Bring on ‘Agri-energy’
IF I were a farmer anywhere in Australia I would immediately scope renewable energy generation opportunities – solar, wind, geothermal, ethanol production – even on a small or medium scale.
The way forwards for agriculture is a mixed “agri-energy economy” combining the best that the land, agricultural science and technology can offer for a sustainable future.
Native veg nightmare
THE so-called “New Framework” for land management and biodiversity in NSW is a complicated nightmare.
It is disappointing that this is the product received from a coalition state government.
The new regime consists of the following:
- Local Land Services Amendment Act
- Biodiversity Conservation Act
- Local Land Services Amendment Regulation
- Land Management Codes
- Government Gazette Notice setting out the Interim Grasslands and Groundcover Assessment Method
- The Regulatory Mapping
A landholder must ensure compliance with the above instruments when vegetation is removed or managed on a private land holding.
The new framework fails to achieve its objective of reducing the regulatory burden on landholders in relation to land management.
Indeed the new framework is riddled with red tape and compliance requirements which may result in landholders refusing to engage in the over regulated and complicated system which is now in force.
As a solicitor based in North-West NSW I often face the difficult task of defending otherwise good and decent farmers who are prosecuted for alleged illegal land clearing.
I am concerned that the new framework will result in an increase in prosecutions against decent hard working farmers who have unwittingly breached a complicated system which is riddled with red tape.
I WAS dismayed to read Jamie Brown’s article, (“Native forestry fights for fair go under law reform”, The Land, September 5, page 7).
This is simply more evidence of the NSW government not only failing to show any real interest in agro-forestry, but abdicating its responsibility to a bureaucracy that is not responsible to the public.
Trees grown on farms can have both economic and environmental benefits.
Economic benefits flow from the crop having value, which can be realised during lean years.
This can reduce the requirements for governments to chip-in with hardship payments.
And environmental benefits flow from controlling dry land salinity and erosion, providing increased habitat and improving soils through both microbial activity and increases in organic content.
Trees on the agricultural landscape also offer livestock shelter and improved survival conditions for young lambs and cattle.
Planted trees on private land are quite simply a crop, albeit a long-rotation one, and should be treated as such.
Farmers and graziers should be encouraged to incorporate trees onto their property.
And they should be encouraged to seek advice on the economics of doing so.
Every government regulation, licence or permit comes with a cost.
For trees planted on private land, which may not realise significant economic benefit for 20 years, long-term investment costs can be substantial – even when considering the environmental offsets.
It becomes obvious that policy settings are askew when landowners start to question if the environmental benefits are worth the onerous compliance requirements.
Restrictions on thinning, which is a normal crop management process and onerous restrictions on harvesting trees planted for timber are a step too far.
Governments should be looking to encourage farm forestry not bury it in red tape.
It is time for rural MP’s to step-up and advocate on behalf of their constituents, the real managers of the environment.
Don’t leave it to bureaucrats who are answerable to no-one for the folly of their advice.
THE Australian Cattle Industry Council calls on Animal Health Australia and Meat and Livestock Australia to unlock biosecurity plans from Livestock Production Assurance so they are not mandatory.
The Cattle Council of Australia with AHA forced this system on cattle producers without consultation.

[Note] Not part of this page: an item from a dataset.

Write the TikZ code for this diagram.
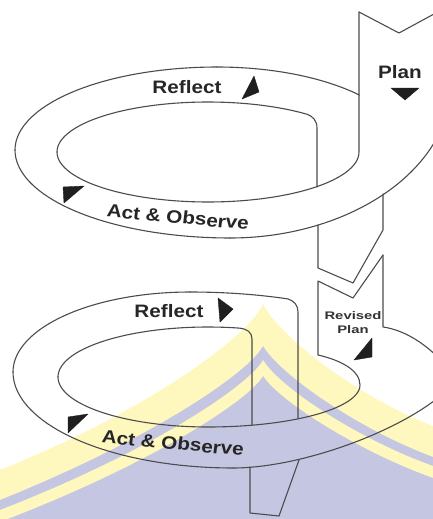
\documentclass[tikz,border=0pt]{standalone}
\usepackage{fontspec}
\setmainfont{Liberation Sans}
\definecolor{wmy}{RGB}{255,248,190}
\definecolor{wmb}{RGB}{197,199,226}
\begin{document}
\begin{tikzpicture}[x=1pt,y=-1pt]
\tikzset{
  ln/.style={draw=black!70, line width=1.1pt, line join=round, line cap=round},
  tri/.style={fill=black!88, draw=black!88, line width=0.4pt, line join=round},
  lbl/.style={font=\bfseries\fontsize{18}{18}\selectfont, text=black!85, xscale=1.15, inner sep=0pt},
  sml/.style={font=\bfseries\fontsize{11}{14}\selectfont, text=black!80, xscale=1.35, inner sep=0pt, align=center}
}
\useasboundingbox (0,0) rectangle (433,519);
\clip (0,0) rectangle (433,519);
\fill[white] (0,0) rectangle (433,519);
% watermark
\fill[wmy] (263,304) .. controls (250,335) and (150,410) .. (0,470) -- (0,519) -- (433,519) -- (433,426) .. controls (360,398) and (280,338) .. (263,304) -- cycle;
\fill[wmb] (263,346) .. controls (250,372) and (150,440) .. (0,500) -- (0,519) -- (433,519) -- (433,457) .. controls (360,430) and (280,375) .. (263,346) -- cycle;
\fill[wmy] (263,360) .. controls (250,385) and (150,452) .. (0,510) -- (0,519) -- (433,519) -- (433,466) .. controls (360,440) and (280,388) .. (263,360) -- cycle;
\fill[wmb] (263,376) .. controls (250,400) and (150,465) .. (0,522) -- (0,519) -- (433,519) -- (433,478) .. controls (360,452) and (280,402) .. (263,376) -- cycle;
% ---- ring 1 ----
\draw[ln] plot[domain=180:270,samples=40,variable=\t] ({217+202*cos(\t)},{150+83*sin(\t)});
\draw[ln] plot[domain=270:318.5,samples=30,variable=\t] ({217+190*cos(\t)},{150+83*sin(\t)});
\draw[ln] plot[domain=90:180,samples=40,variable=\t] ({230+215*cos(\t)},{150+88*sin(\t)});
\draw[ln] (230,238) .. controls (330,238) and (420,190) .. (445,120);
\draw[ln] plot[domain=180:311,samples=50,variable=\t] ({208+151*cos(\t)},{152+50*sin(\t)}) .. controls (312,116) and (317,120) .. (317,128) -- (317,187);
\draw[ln] (359,12) -- plot[domain=0:180,samples=60,variable=\t] ({208+151*cos(\t)},{152+50*sin(\t)});
\draw[ln] (359,12) -- (399,33) -- (445,8);
\draw[ln] (318,225) -- (318,268) -- (353,283) -- (383,230) -- (383,194);
% ---- revised plan strip ----
\draw[ln] (383,255) -- (353,298) -- (318,281) -- (318,355) .. controls (340,360) and (360,370) .. (360,385)
  -- plot[domain=0:90,samples=40,variable=\t] ({208+152*cos(\t)},{385+42*sin(\t)})
  -- plot[domain=90:180,samples=40,variable=\t] ({208+150*cos(\t)},{377+50*sin(\t)});
\draw[ln] (383,255) -- (383,327) .. controls (405,330) and (428,345) .. (445,365);
% ---- ring 2 ----
\draw[ln] plot[domain=180:270,samples=40,variable=\t] ({190+177*cos(\t)},{372+80*sin(\t)});
\draw[ln] plot[domain=270:294,samples=30,variable=\t] ({190+241*cos(\t)},{372+80*sin(\t)}) .. controls (294,301) and (298,305) .. (298,312) -- (298,418);
\draw[ln] plot[domain=180:282,samples=50,variable=\t] ({208+150*cos(\t)},{377+50*sin(\t)}) .. controls (247,329) and (252,332) .. (252,339) -- (252,425);
\draw[ln] plot[domain=90:180,samples=40,variable=\t] ({233+220*cos(\t)},{372+96*sin(\t)});
\draw[ln] (233,468) .. controls (300,468) and (400,432) .. (445,392);
\draw[ln] (250,467) -- (250,513) -- (279,516) -- (299,460);
% ---- arrowheads ----
\fill[tri] (242,99) -- (254,76) -- (259,92) -- cycle;
\fill[tri] (63,187) -- (84,186) -- (64,203) -- cycle;
\fill[tri] (391,88) -- (419,88) -- (405,100) -- cycle;
\fill[tri] (218,298) -- (233,309) -- (220,322) -- cycle;
\fill[tri] (68,417) -- (88,414) -- (68,433) -- cycle;
\fill[tri] (372,338) -- (372,357) -- (354,360) -- cycle;
% ---- labels ----
\node[lbl] (r1) at (187,87) {Reflect};
\node[lbl, rotate=-6] (a1) at (178,217) {Act \& Observe};
\node[lbl] (p) at (400,72) {Plan};
\node[lbl] (r2) at (169,311) {Reflect};
\node[lbl, rotate=-6] (a2) at (173,443) {Act \& Observe};
\node[sml] (rp) at (353,323) {Revised\\Plan};
\end{tikzpicture}
\end{document}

They designed a seven-page form with 39 questions expecting they would cover all cattle-raising regions across Australia. This is not practical.
Biosecurity is important in cattle production and our members manage this as they manage their properties. It can be improved.
However, to tie biosecurity plans to LPA makes them mandatory, as processors won’t accept stock for slaughter without an LPA number.
The unnecessary haste in the introduction is unsettling.
Biosecurity plans should be voluntary and explained to our members and implemented over time so they understand their benefits. Plans will vary greatly over Australia’s diverse cattle-producing regions.
Now as CCA, MLA and AHA move about the nation spending cattle producers’ levies to explain the form, they are unable to answer producers’ questions.
A meeting in Wagga Wagga got heated as annoyed producers bemoaned lack of consultation and a lack of answers.
This new red tape is forced on us by our representative bodies – supposed to advocate on our behalf. It is not government legislating change, but our own people. CCA decided this should be enforced on cattle producers.
Once again CCA has failed its members and our industry. Justin Toohey as adviser to CCA’s animal health and welfare committee is the person responsible for this unnecessary and disruptive attack on our members’ businesses.
CCA should listen to industry responses from biosecurity awareness workshops and accept its mistakes. ACIC calls on CCA president Howard Smith to immediately unlock the Biosecurity Plans from LPA. Industry can then introduce a manageable plan over time to encourage cattle producers to adopt on-farm practices to reduce disease risk.